▶ [What you are asked to do]: Starting at the first line of the listing below, retype each line up to and including the one that contains "green_hi = [2.32, 2.15, 2.03]". Leave pictures out.

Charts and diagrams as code
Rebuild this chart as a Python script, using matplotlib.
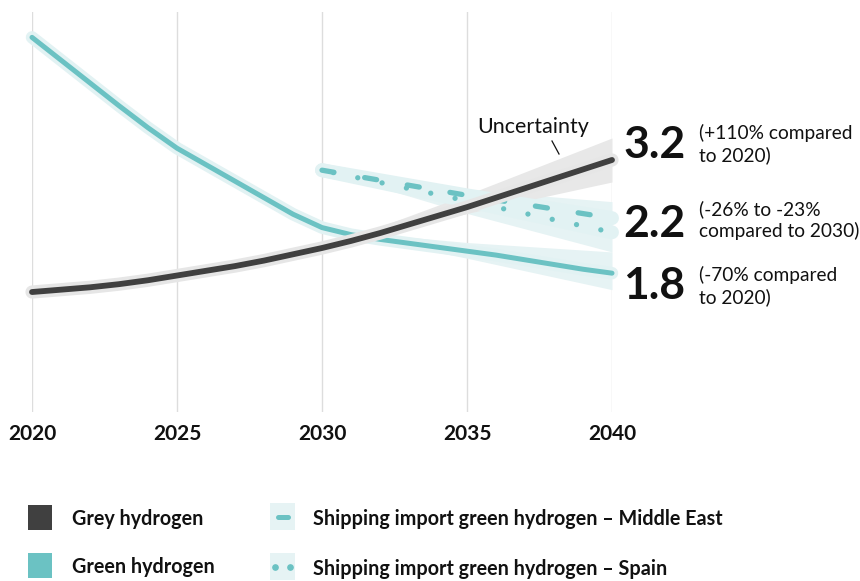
import matplotlib
matplotlib.use("Agg")
import matplotlib.pyplot as plt
import matplotlib.patheffects as pe
from matplotlib.patches import Rectangle

plt.rcParams['font.family'] = ['Lato', 'DejaVu Sans']

# ---------------- data ----------------
years = list(range(2020, 2041))
grey = [1.52, 1.55, 1.58, 1.62, 1.67, 1.73, 1.79, 1.85, 1.92, 2.00, 2.08,
        2.17, 2.27, 2.38, 2.49, 2.60, 2.72, 2.84, 2.96, 3.08, 3.20]
green = [4.76, 4.47, 4.18, 3.89, 3.61, 3.35, 3.14, 2.93, 2.72, 2.51, 2.34,
         2.25, 2.19, 2.14, 2.09, 2.04, 1.99, 1.93, 1.87, 1.81, 1.76]

band_years = [2030, 2035, 2040]
grey_lo = [2.08, 2.52, 2.92]
grey_hi = [2.08, 2.76, 3.48]
green_lo = [2.32, 1.95, 1.55]
green_hi = [2.32, 2.15, 2.03]

ship_years = [2030, 2035, 2040]
ship_me = [3.07, 2.75, 2.46]
ship_es = [3.07, 2.68, 2.28]
ship_lo = [3.07, 2.52, 2.03]
ship_hi = [3.07, 2.82, 2.67]

xticks = [2020, 2025, 2030, 2035, 2040]
xticklabels = ["2020", "2025", "2030", "2035", "2040"]

end_values = ["3.2", "2.2", "1.8"]
end_notes = ["(+110% compared\nto 2020)", "(-26% to -23%\ncompared to 2030)",
             "(-70% compared\nto 2020)"]
legend_labels = ["Grey hydrogen", "Green hydrogen",
                 "Shipping import green hydrogen \u2013 Middle East",
                 "Shipping import green hydrogen \u2013 Spain"]

# ---------------- colours ----------------
C_GREY = "#404040"
C_GREY_HALO = "#e6e6e6"
C_GREY_BAND = "#e8e8e8"
C_TEAL = "#6bc2c3"
C_TEAL_HALO = "#e2f2f3"
C_TEAL_BAND = "#e6f3f4"

W, H = 860, 581
fig = plt.figure(figsize=(W / 100, H / 100), dpi=100)

left = 32 / W
width = 580 / W
bottom = (H - 411.5) / H
ytop = 5.08
height = (ytop * 78.6) / H
ax = fig.add_axes([left, bottom, width, height])
ax.set_xlim(2020, 2040)
ax.set_ylim(0, ytop)
for s in ax.spines.values():
    s.set_visible(False)
ax.set_yticks([])
ax.set_xticks(xticks)
ax.set_xticklabels(xticklabels, fontsize=15, fontweight='bold', color="#111111")
ax.tick_params(axis='x', length=0, pad=9)
ax.grid(axis='x', color="#dddddd", linewidth=1.0, zorder=0)
ax.set_axisbelow(True)

# bands
ax.fill_between(ship_years, ship_lo, ship_hi, color=C_TEAL_BAND, lw=0, zorder=1, clip_on=False)
ax.fill_between(band_years, green_lo, green_hi, color=C_TEAL_BAND, lw=0, zorder=1, clip_on=False)
ax.fill_between(band_years, grey_lo, grey_hi, color=C_GREY_BAND, lw=0, zorder=1.5, clip_on=False)

# green line
ax.plot(years, green, color=C_TEAL, lw=3.6, solid_capstyle='round', solid_joinstyle='round',
        zorder=3, clip_on=False,
        path_effects=[pe.Stroke(linewidth=9, foreground=C_TEAL_HALO), pe.Normal()])

# shipping lines (halo first)
ax.plot(ship_years, ship_me, color=C_TEAL_HALO, lw=10, solid_capstyle='round', zorder=2, clip_on=False)
ax.plot(ship_years, ship_es, color=C_TEAL_HALO, lw=10, solid_capstyle='round', zorder=2, clip_on=False)
ax.plot(ship_years, ship_me, color=C_TEAL, lw=3.8, linestyle=(0, (2.3, 5.9)),
        dash_capstyle='round', zorder=4, clip_on=False)
ax.plot(ship_years, ship_es, color=C_TEAL, lw=3.8, linestyle=(2.5, (0.01, 4.7)),
        dash_capstyle='round', zorder=4, clip_on=False)

# grey line
ax.plot(years, grey, color=C_GREY, lw=4.2, solid_capstyle='round', solid_joinstyle='round',
        zorder=5, clip_on=False,
        path_effects=[pe.Stroke(linewidth=9.5, foreground=C_GREY_HALO), pe.Normal()])

# ---------------- overlay (pixel coordinates) ----------------
ov = fig.add_axes([0, 0, 1, 1])
ov.set_xlim(0, W)
ov.set_ylim(H, 0)
ov.axis('off')
ov.patch.set_alpha(0)

ov.text(477, 127, "Uncertainty", fontsize=15.5, color="#111111", va='center', ha='left')
ov.plot([552, 559], [141, 154], color="#111111", lw=0.9)

val_y = [145, 224, 286]
note_y = [144, 220, 286]
for v, n, yv, yn in zip(end_values, end_notes, val_y, note_y):
    ov.text(623, yv, v, fontsize=32, fontweight='bold', color="#111111", va='center', ha='left')
    ov.text(699, yn, n, fontsize=13.8, color="#111111", va='center', ha='left', linespacing=1.25)

# legend
ov.add_patch(Rectangle((28, 505), 24, 25, color=C_GREY, lw=0))
ov.add_patch(Rectangle((28, 553), 24, 25, color=C_TEAL, lw=0))
ov.add_patch(Rectangle((270, 503), 25, 27, color=C_TEAL_BAND, lw=0))
ov.add_patch(Rectangle((270, 553), 25, 27, color=C_TEAL_BAND, lw=0))
ov.plot([278, 288], [517, 517], color=C_TEAL, lw=3.6, solid_capstyle='round')
ov.plot([275, 290], [567, 567], color=C_TEAL, lw=0, marker='o', markersize=3.8, linestyle='none')

leg_pos = [(72, 519), (72, 567), (313, 519), (313, 569)]
for lab, (lx, ly) in zip(legend_labels, leg_pos):
    ov.text(lx, ly, lab, fontsize=14.2, fontweight='bold', color="#111111", va='center', ha='left')

fig.savefig("out.png", dpi=100)
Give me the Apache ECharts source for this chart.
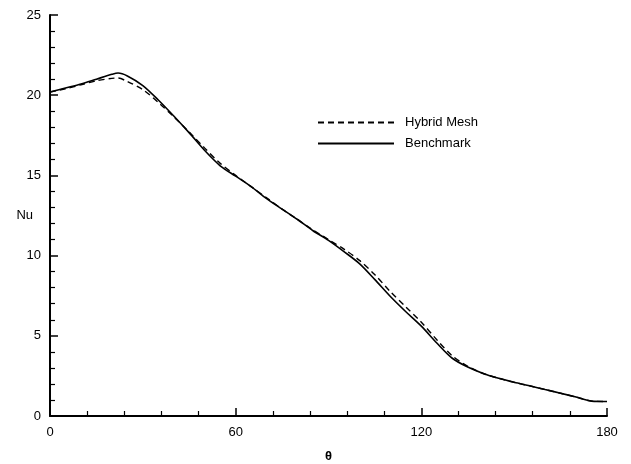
<!DOCTYPE html>
<html>
<head>
<meta charset="utf-8">
<script src="https://cdn.jsdelivr.net/npm/echarts@6/dist/echarts.min.js"></script>
<style>
  html, body { margin: 0; padding: 0; background: #fff; }
  #chart { width: 631px; height: 464px; }
</style>
</head>
<body>
<div id="chart"></div>
<script>
// Local Nusselt number around the cylinder surface vs angle θ
const theta = [0, 5, 10, 15, 20, 22, 25, 30, 35, 40, 45, 50, 55, 60, 65, 70, 75, 80, 85, 90,
  95, 100, 105, 110, 115, 120, 125, 130, 135, 140, 145, 150, 155, 160, 165, 170, 175, 180];

const benchmarkNu = [20.2, 20.45, 20.7, 21.0, 21.3, 21.38, 21.2, 20.6, 19.7, 18.7, 17.65, 16.55, 15.6, 14.95, 14.3, 13.55, 12.9, 12.25, 11.55, 10.95,
  10.25, 9.5, 8.5, 7.45, 6.5, 5.6, 4.55, 3.6, 3.05, 2.65, 2.35, 2.1, 1.88, 1.65, 1.42, 1.18, 0.93, 0.9];

const hybridNu = [20.2, 20.4, 20.65, 20.9, 21.05, 21.07, 20.85, 20.35, 19.55, 18.65, 17.7, 16.7, 15.75, 15.0, 14.3, 13.6, 12.9, 12.25, 11.6, 11.0,
  10.4, 9.7, 8.8, 7.75, 6.8, 5.85, 4.75, 3.75, 3.1, 2.65, 2.35, 2.1, 1.88, 1.65, 1.42, 1.18, 0.93, 0.9];

const seriesNames = ['Hybrid Mesh', 'Benchmark'];

const pairs = (xs, ys) => xs.map((x, i) => [x, ys[i]]);

const font = '"Liberation Sans", Arial, sans-serif';

const chart = echarts.init(document.getElementById('chart'), null, { renderer: 'canvas' });

chart.setOption({
  animation: false,
  backgroundColor: '#fff',
  grid: { left: 50, right: 24, top: 15, bottom: 48, containLabel: false, outerBoundsMode: 'none' },
  legend: {
    orient: 'vertical',
    left: 312,
    top: 111,
    itemWidth: 76,
    itemHeight: 14,
    itemGap: 8,
    data: seriesNames,
    itemStyle: { opacity: 0 },
    textStyle: { color: '#000', fontSize: 13, fontFamily: font, padding: [0, 0, 0, 6] }
  },
  xAxis: {
    type: 'value',
    min: 0, max: 180, interval: 60,
    name: 'θ',
    nameLocation: 'middle',
    nameGap: 34,
    nameMoveOverlap: false,
    nameTextStyle: { color: '#000', fontSize: 13, fontWeight: 'bold', fontFamily: font },
    axisLine: { show: true, lineStyle: { color: '#000', width: 2 } },
    axisTick: { show: true, inside: true, length: 8, lineStyle: { color: '#000', width: 1.5 } },
    minorTick: { show: true, splitNumber: 5, length: 5, lineStyle: { color: '#000', width: 1.2 } },
    axisLabel: { color: '#000', fontSize: 13, fontFamily: font, margin: 10 },
    splitLine: { show: false }
  },
  yAxis: {
    type: 'value',
    min: 0, max: 25, interval: 5,
    name: 'Nu',
    nameLocation: 'middle',
    nameRotate: 0,
    nameGap: 17,
    nameMoveOverlap: false,
    nameTextStyle: { color: '#000', fontSize: 13, fontFamily: font },
    axisLine: { show: true, lineStyle: { color: '#000', width: 2 } },
    axisTick: { show: true, inside: true, length: 8, lineStyle: { color: '#000', width: 1.5 } },
    minorTick: { show: true, splitNumber: 5, length: 5, lineStyle: { color: '#000', width: 1.2 } },
    axisLabel: { color: '#000', fontSize: 13, fontFamily: font, margin: 9 },
    splitLine: { show: false }
  },
  series: [
    {
      name: seriesNames[0],
      type: 'line',
      data: pairs(theta, hybridNu),
      smooth: 0.3,
      showSymbol: false,
      symbol: 'none',
      lineStyle: { color: '#000', width: 1.4, type: [6, 4] },
      itemStyle: { color: '#000' },
      z: 3
    },
    {
      name: seriesNames[1],
      type: 'line',
      data: pairs(theta, benchmarkNu),
      smooth: 0.3,
      showSymbol: false,
      symbol: 'none',
      lineStyle: { color: '#000', width: 1.6, type: 'solid' },
      itemStyle: { color: '#000' },
      z: 2
    }
  ]
});
</script>
</body>
</html>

▶ [Solution for this exercise]:
Rebuild this chart as a Python script, using matplotlib.
import matplotlib
matplotlib.use("Agg")
import matplotlib.pyplot as plt
import matplotlib.patheffects as pe
from matplotlib.patches import Rectangle

plt.rcParams['font.family'] = ['Lato', 'DejaVu Sans']

# ---------------- data ----------------
years = list(range(2020, 2041))
grey = [1.52, 1.55, 1.58, 1.62, 1.67, 1.73, 1.79, 1.85, 1.92, 2.00, 2.08,
        2.17, 2.27, 2.38, 2.49, 2.60, 2.72, 2.84, 2.96, 3.08, 3.20]
green = [4.76, 4.47, 4.18, 3.89, 3.61, 3.35, 3.14, 2.93, 2.72, 2.51, 2.34,
         2.25, 2.19, 2.14, 2.09, 2.04, 1.99, 1.93, 1.87, 1.81, 1.76]

band_years = [2030, 2035, 2040]
grey_lo = [2.08, 2.52, 2.92]
grey_hi = [2.08, 2.76, 3.48]
green_lo = [2.32, 1.95, 1.55]
green_hi = [2.32, 2.15, 2.03]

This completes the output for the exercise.